Ia berlutut perlahan, dan mulai menggali tanah dengan tangan kosong. Tanah itu keras, masih mencengkeram bara dari kebakaran sebelumnya, seakan menolak disentuh lagi oleh manusia. Tapi Mira tak menyerah. Ia menyemai benih zaitun itu dengan air dari botol minumnya, lalu menutup lubangnya perlahan. Di sampingnya, ia menancapkan tongkat kecil, diikatkan secarik kain bertuliskan nama:

"Imwas – Rumah yang Pernah Ada."

Tidak akan ada peresmian. Tidak akan ada monumen marmer. Tapi ada pohon yang akan tumbuh. Dan setiap ranting yang kelak melambai ke angin, akan membawa pesan yang terkubur puluhan tahun:

Kami masih di sini. Kami belum hilang. Tanah mengingat.

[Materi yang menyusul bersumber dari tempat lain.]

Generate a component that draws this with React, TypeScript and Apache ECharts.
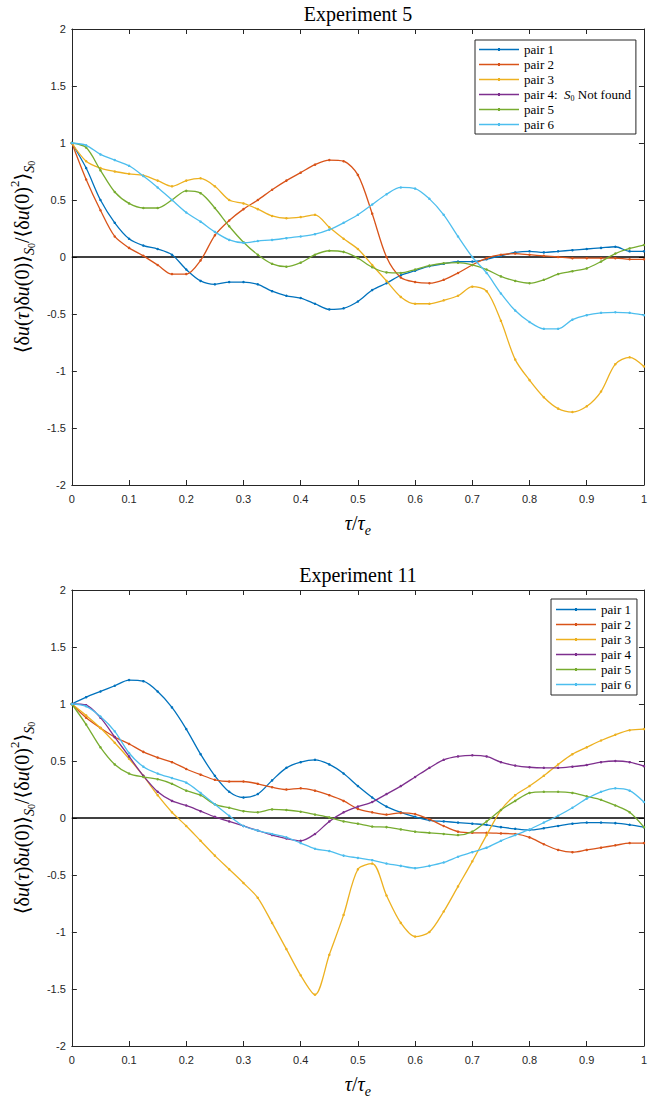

Beberapa bulan kemudian, Google Earth memperbarui citra satelit kawasan Pegunungan Yudea. Seorang pengguna anonim menandai titik hijau kecil di antara lahan hitam bekas terbakar, dengan catatan:

“Satu pohon zaitun baru tumbuh di tempat hutan palsu terbakar. Tidak ada yang mengklaimnya. Tapi tanah tahu kepada siapa ia pernah memberi hidup.”


Epilog.

Mira kembali ke Eropa. Ia tidak lagi meliput perang atau kebakaran. Tapi setiap kali melihat kebun zaitun, ia berhenti sejenak, dan membayangkan Yusuf duduk di sana, di bawah pohon masa depan, menulis surat lain… kali ini bukan untuk menuntut dikenang, tapi untuk menceritakan bahwa suaranya sudah ditemukan.